── Records to process

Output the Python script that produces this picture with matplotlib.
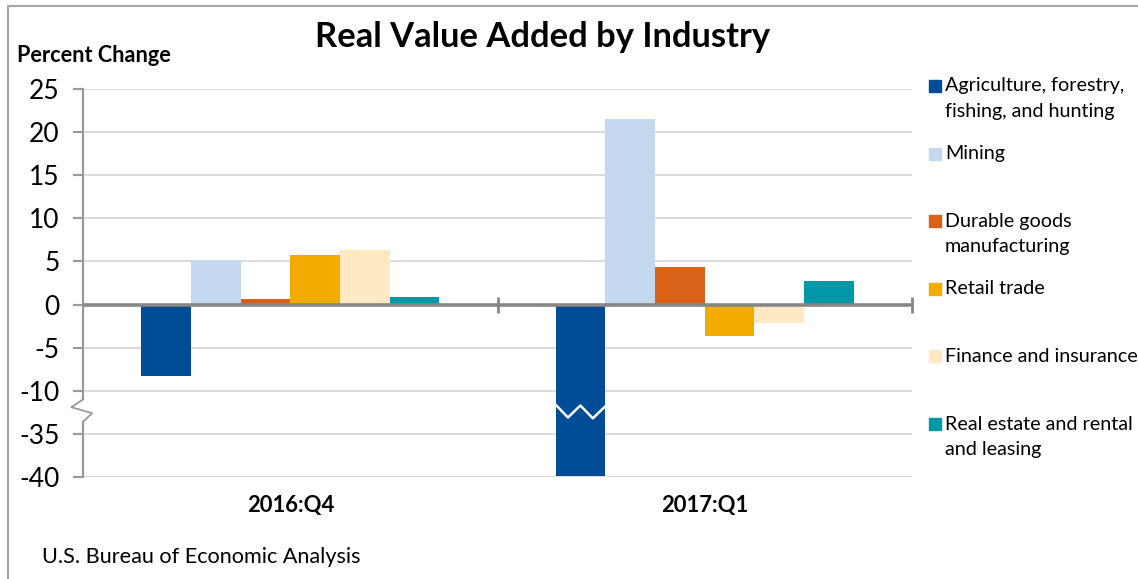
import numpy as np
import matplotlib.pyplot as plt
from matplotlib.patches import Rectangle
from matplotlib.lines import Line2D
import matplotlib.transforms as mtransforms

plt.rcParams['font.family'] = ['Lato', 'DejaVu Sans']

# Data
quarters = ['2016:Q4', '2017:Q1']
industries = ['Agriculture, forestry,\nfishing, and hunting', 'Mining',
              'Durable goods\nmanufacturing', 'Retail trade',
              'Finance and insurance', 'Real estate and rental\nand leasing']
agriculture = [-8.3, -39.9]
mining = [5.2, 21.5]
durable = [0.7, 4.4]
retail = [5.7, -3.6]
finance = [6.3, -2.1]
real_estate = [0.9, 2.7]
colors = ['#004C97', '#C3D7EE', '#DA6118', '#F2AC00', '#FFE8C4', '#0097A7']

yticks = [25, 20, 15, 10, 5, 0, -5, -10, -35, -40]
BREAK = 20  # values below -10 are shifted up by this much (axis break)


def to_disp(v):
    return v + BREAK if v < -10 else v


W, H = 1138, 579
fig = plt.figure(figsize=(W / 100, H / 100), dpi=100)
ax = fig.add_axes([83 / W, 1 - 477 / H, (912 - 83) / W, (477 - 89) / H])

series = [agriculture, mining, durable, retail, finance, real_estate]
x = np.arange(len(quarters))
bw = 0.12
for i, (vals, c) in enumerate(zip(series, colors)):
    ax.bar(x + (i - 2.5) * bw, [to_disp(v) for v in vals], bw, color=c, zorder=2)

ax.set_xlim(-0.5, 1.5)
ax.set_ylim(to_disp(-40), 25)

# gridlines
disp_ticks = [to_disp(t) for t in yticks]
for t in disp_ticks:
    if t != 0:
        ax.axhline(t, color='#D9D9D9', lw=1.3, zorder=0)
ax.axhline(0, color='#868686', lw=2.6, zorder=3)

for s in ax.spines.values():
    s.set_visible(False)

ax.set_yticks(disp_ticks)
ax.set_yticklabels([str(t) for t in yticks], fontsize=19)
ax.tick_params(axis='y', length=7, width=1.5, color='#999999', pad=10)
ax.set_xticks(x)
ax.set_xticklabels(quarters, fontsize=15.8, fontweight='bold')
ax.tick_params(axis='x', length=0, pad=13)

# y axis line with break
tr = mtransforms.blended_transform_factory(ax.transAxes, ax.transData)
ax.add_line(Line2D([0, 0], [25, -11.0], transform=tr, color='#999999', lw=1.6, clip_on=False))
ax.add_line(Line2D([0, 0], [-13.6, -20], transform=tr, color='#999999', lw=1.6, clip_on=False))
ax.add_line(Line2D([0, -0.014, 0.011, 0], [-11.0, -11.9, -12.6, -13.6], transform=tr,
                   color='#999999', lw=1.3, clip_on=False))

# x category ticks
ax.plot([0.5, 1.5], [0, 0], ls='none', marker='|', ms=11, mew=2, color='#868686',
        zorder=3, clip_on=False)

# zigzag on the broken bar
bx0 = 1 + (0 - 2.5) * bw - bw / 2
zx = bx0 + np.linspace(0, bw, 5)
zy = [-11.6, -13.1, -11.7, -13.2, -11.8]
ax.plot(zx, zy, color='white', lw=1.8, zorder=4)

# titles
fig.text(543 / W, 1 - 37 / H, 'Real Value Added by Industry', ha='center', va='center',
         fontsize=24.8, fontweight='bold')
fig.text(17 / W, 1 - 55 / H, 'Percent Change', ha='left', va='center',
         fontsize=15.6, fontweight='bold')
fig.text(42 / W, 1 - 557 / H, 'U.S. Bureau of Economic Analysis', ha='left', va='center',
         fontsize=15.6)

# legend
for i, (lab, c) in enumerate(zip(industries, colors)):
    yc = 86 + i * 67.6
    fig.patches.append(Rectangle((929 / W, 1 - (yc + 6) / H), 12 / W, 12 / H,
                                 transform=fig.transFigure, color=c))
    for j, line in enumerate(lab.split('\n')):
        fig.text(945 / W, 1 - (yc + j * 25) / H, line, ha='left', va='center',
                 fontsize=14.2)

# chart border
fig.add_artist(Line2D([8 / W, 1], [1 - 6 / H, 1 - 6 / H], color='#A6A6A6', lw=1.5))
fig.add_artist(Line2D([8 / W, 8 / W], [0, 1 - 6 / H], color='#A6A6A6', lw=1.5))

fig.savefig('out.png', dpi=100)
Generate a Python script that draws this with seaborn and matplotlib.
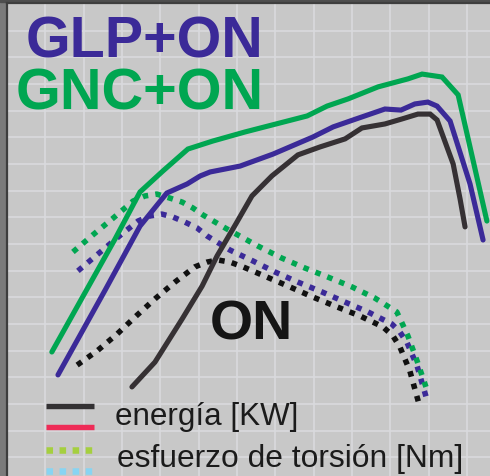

────

• **The request**
Only the lines from the start of the material through the line containing "ax.set_ylim(to_disp(-40), 25)" should be transcribed. Pictures stay out.

• **Result**
Output the Python script that produces this picture with matplotlib.
import numpy as np
import matplotlib.pyplot as plt
from matplotlib.patches import Rectangle
from matplotlib.lines import Line2D
import matplotlib.transforms as mtransforms

plt.rcParams['font.family'] = ['Lato', 'DejaVu Sans']

# Data
quarters = ['2016:Q4', '2017:Q1']
industries = ['Agriculture, forestry,\nfishing, and hunting', 'Mining',
              'Durable goods\nmanufacturing', 'Retail trade',
              'Finance and insurance', 'Real estate and rental\nand leasing']
agriculture = [-8.3, -39.9]
mining = [5.2, 21.5]
durable = [0.7, 4.4]
retail = [5.7, -3.6]
finance = [6.3, -2.1]
real_estate = [0.9, 2.7]
colors = ['#004C97', '#C3D7EE', '#DA6118', '#F2AC00', '#FFE8C4', '#0097A7']

yticks = [25, 20, 15, 10, 5, 0, -5, -10, -35, -40]
BREAK = 20  # values below -10 are shifted up by this much (axis break)


def to_disp(v):
    return v + BREAK if v < -10 else v


W, H = 1138, 579
fig = plt.figure(figsize=(W / 100, H / 100), dpi=100)
ax = fig.add_axes([83 / W, 1 - 477 / H, (912 - 83) / W, (477 - 89) / H])

series = [agriculture, mining, durable, retail, finance, real_estate]
x = np.arange(len(quarters))
bw = 0.12
for i, (vals, c) in enumerate(zip(series, colors)):
    ax.bar(x + (i - 2.5) * bw, [to_disp(v) for v in vals], bw, color=c, zorder=2)

ax.set_xlim(-0.5, 1.5)
ax.set_ylim(to_disp(-40), 25)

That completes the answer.